Just then, he bends down, picks up a half eaten piece of bread pakora from near the dustbin and walks off.

Something falls inside me – too dumbfounded to react!!!

Just then the PA system announces the arrival of our train. We pick up our bags and walk towards the other platform. Too many people standing on the platform. We pick a spot where we expect coach number S6 to arrive. Yes, S-6, we booked late so couldn’t get anything else. We had to book a sleeper class ticket.

I see a tough looking guy standing close to me. I am sure this bastard is going to squat on my seat and I will either have to scare him away or share my seat with him. I rest the bags on the floor. The train is not yet in sight but the rush on both sides is already giving me heebie jeebies.

The fuckers are even standing on the other side of the track in between platforms. I am sure these are the daily passengers who travel without tickets and throw those reserved ticket holders off the train who resist being bullied into surrendering their seats.

I secretly pray S-6 doesn’t stop here and just to get rid of my nerves walk further down the platform secretly hoping my coach to stop where there are no toughies. Bad luck, they are everywhere.

I know the train won’t stop here for long so it is important to not be too far away from where S-6 would stop.

Luckily, as the train stops, S-6 is right in front of us.

We get in.

None of the toughies get in the train. They are waiting for the Saharanpur Express coming after this!

We reach our seats. 50 and 56.

A hard looking guy in his mid thirties, stocky build and an old man sitting on 55 and 56.

As soon as we reach the seat, the hard man gets up and sits on another seat close by. Turns out he is a cop, a UP Police constable travelling to Moradabad who in all probability doesn’t have a sleeper class ticket and is travelling in a reserved coach partly to avoid the rush of the general class and partly out of the faint sense of entitlement his khaki uniform bestows on him.

I softly ask the old man, “Chacha, what is your seat number?”

Chacha too gets up, indicates his seat is in another coupe and walks off.

I didn’t have to use any of my brown belt third step karate badassery to save my wife from molestation or to secure my seat.

And then it struck me.

Too much travelling in my car is making a neurotic coward out of me. I have begun fearing public transport and sleeper class and this when I have traveled in meter gauge trains for the half of my life which didn’t even have any reserved coaches. Sleeper class and long route trains came during college and AC coaches and air travel came post MBA.

I remember being pleasantly surprised when I saw our Organization Behavior professor at IIMA travelling in the same sleeper class coach as us some 10 years back on Ahmedabad to Delhi Ashram Express. I wondered then as to why someone who could easily afford more comfortable travel options would travel Sleeper Class.

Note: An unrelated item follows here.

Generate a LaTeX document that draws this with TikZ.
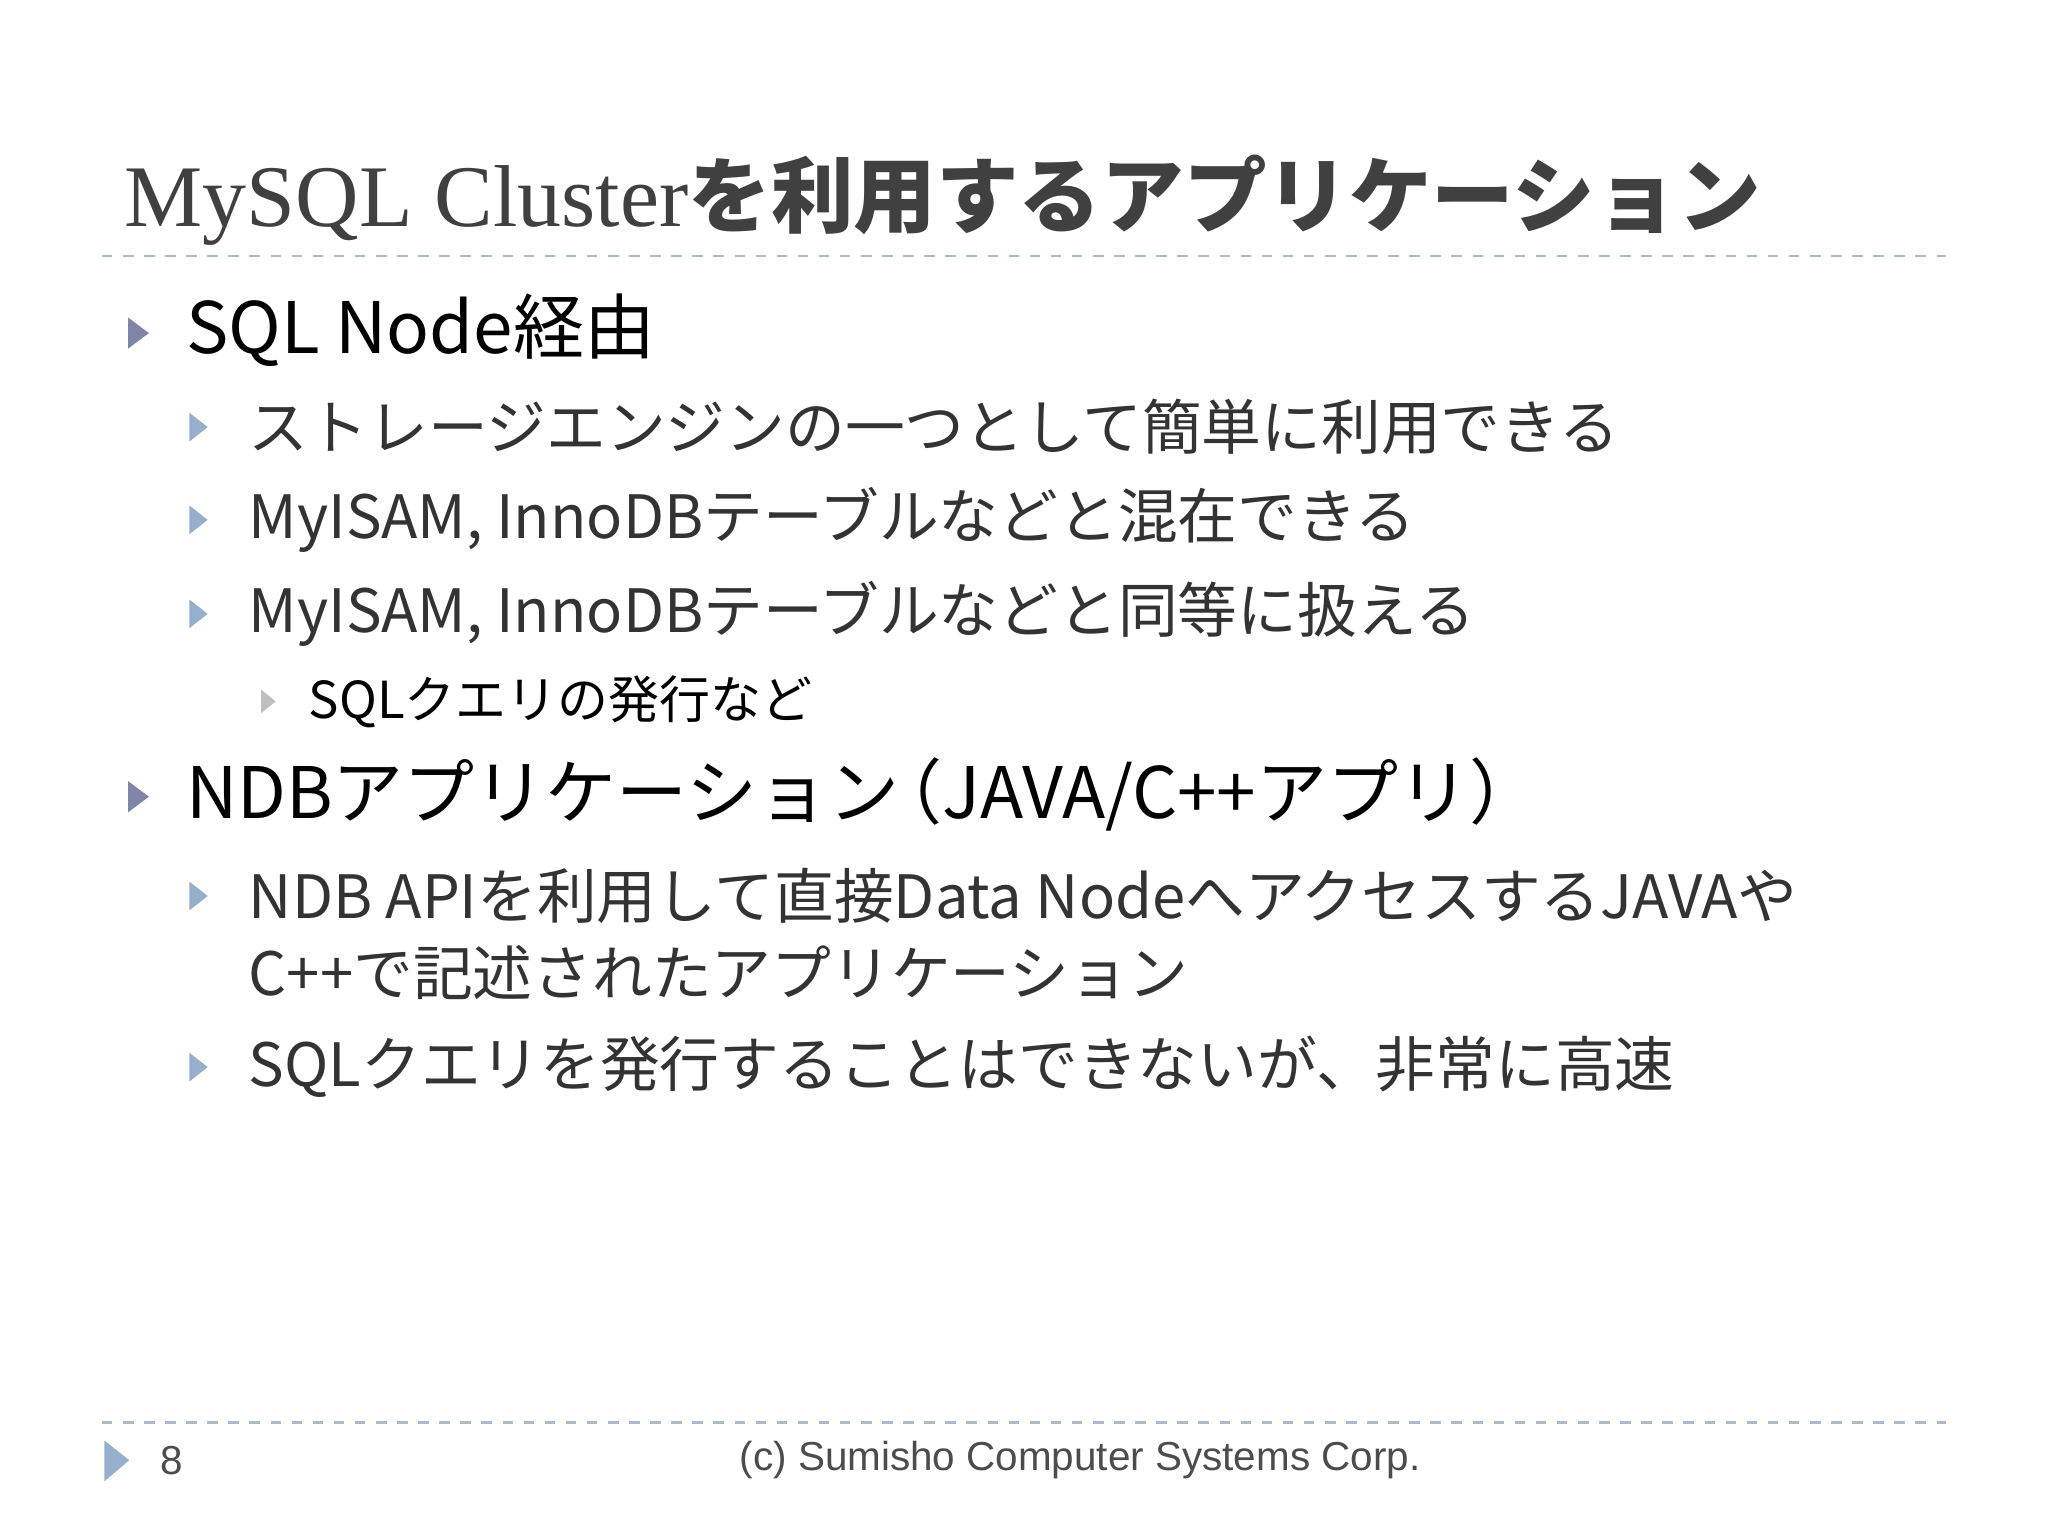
\documentclass[tikz,border=0pt]{standalone}
\usepackage{fontspec}
\setmainfont{Liberation Serif}
\newfontfamily\jp{Noto Sans CJK JP}
\newfontfamily\lib{Liberation Sans}
\definecolor{tri}{RGB}{128,134,168}
\definecolor{tril}{RGB}{150,175,205}
\definecolor{dashc}{RGB}{175,185,200}
\begin{document}
\begin{tikzpicture}[x=0.01306cm,y=-0.01306cm,
  bul/.style={fill=tri,draw=none},
  l1/.style={anchor=west,inner sep=0,font=\jp\fontsize{20.2}{24}\selectfont},
  l2/.style={anchor=west,inner sep=0,font=\jp\fontsize{17}{22}\selectfont,text=black!80},
  l3/.style={anchor=west,inner sep=0,font=\jp\fontsize{14.5}{18}\selectfont}]
\fill[white] (0,0) rectangle (1568,1176);
\useasboundingbox (0,0) rectangle (1568,1176);
\node[anchor=west,inner sep=0,text=black!75] (title) at (95,153)
 {\fontsize{25}{28}\selectfont MySQL Cluster{\jp\bfseries\fontsize{23.5}{28}\selectfont を利用するアプリケーション}};
\draw[dashc,dashed,line width=0.8pt] (78,196) -- (1490,196);
\draw[dashc,dashed,line width=0.8pt] (78,1089) -- (1490,1089);
\foreach \y in {255,610} \fill[bul] (98,\y-12) -- (114,\y) -- (98,\y+12) -- cycle;
\foreach \y in {327,398,470,686,817} \fill[tril] (145,\y-11) -- (159,\y) -- (145,\y+11) -- cycle;
\fill[black!25] (200,537-9) -- (211,537) -- (200,537+9) -- cycle;
\node[l1] (a) at (142,253) {SQL Node経由};
\node[l2] (a1) at (190,327) {ストレージエンジンの一つとして簡単に利用できる};
\node[l2] (a2) at (190,398) {MyISAM, InnoDBテーブルなどと混在できる};
\node[l2] (a3) at (190,470) {MyISAM, InnoDBテーブルなどと同等に扱える};
\node[l3] (a4) at (236,537) {SQLクエリの発行など};
\node[l1] (b) at (142,608) {NDBアプリケーション\kern-0.4em（JAVA/C++アプリ）};
\node[l2] (b1) at (190,686) {NDB APIを利用して直接Data NodeへアクセスするJAVAや};
\node[l2] (b1b) at (190,745) {C++で記述されたアプリケーション};
\node[l2] (b2) at (190,817) {SQLクエリを発行することはできないが、非常に高速};
\fill[tril] (80,1103) -- (99,1118) -- (80,1134) -- cycle;
\node[anchor=west,inner sep=0,font=\lib\fontsize{11.5}{14}\selectfont,text=black!70] (pg) at (122,1118) {8};
\node[inner sep=0,font=\lib\fontsize{11.5}{14}\selectfont,text=black!70] (ft) at (827,1118) {(c) Sumisho Computer Systems Corp.};
\end{tikzpicture}
\end{document}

The professor had smiled and said something about liking to travel Sleeper Class. I had found it weird then.

But now, I am beginning to understand the value of Sleeper Class. The fear of Sleeper Class signifies the fear in me of the “others” and doubt in my ability to tackle a situation if it should arise.

Not the way I want to live my life.

Mind you, the professor’s reasons for travelling Sleeper Class might have been entirely her own but now, I too have begun to find my reasons to at least occasionally travel Sleeper Class.

Come to think of it, Sleeper Class is probably the most interesting way to travel in Indian Railways. Open windows, incessant chatter, a wide variety of people, on and off beggars and an occasional eunuch invoking your likeness to Salman Khan or Ajay Devgan to extract some money. Even the people there talk as against those in AC coaches so basking in self glory that they exchange only icy glances.

Not going all seventies Amitabh, “Sachcha pyar gareebon ka baki hai khel nassebon ka” extolling the virtues of ‘Sleeper Class’ as against the ‘evils’ of AC coaches. Not to suggest that I’d only travel Sleeper Class. Far from it.

I’d still travel air, AC and Volvos but would not stop travelling Sleeper Class or UP Roadways.

That’s where the stories are and that’s where the edge is which I don’t want to lose. The edge that’s too damn precious for a Hindi heartland Bhaiyya born in a farmer family.

Never stop travelling Sleeper Class.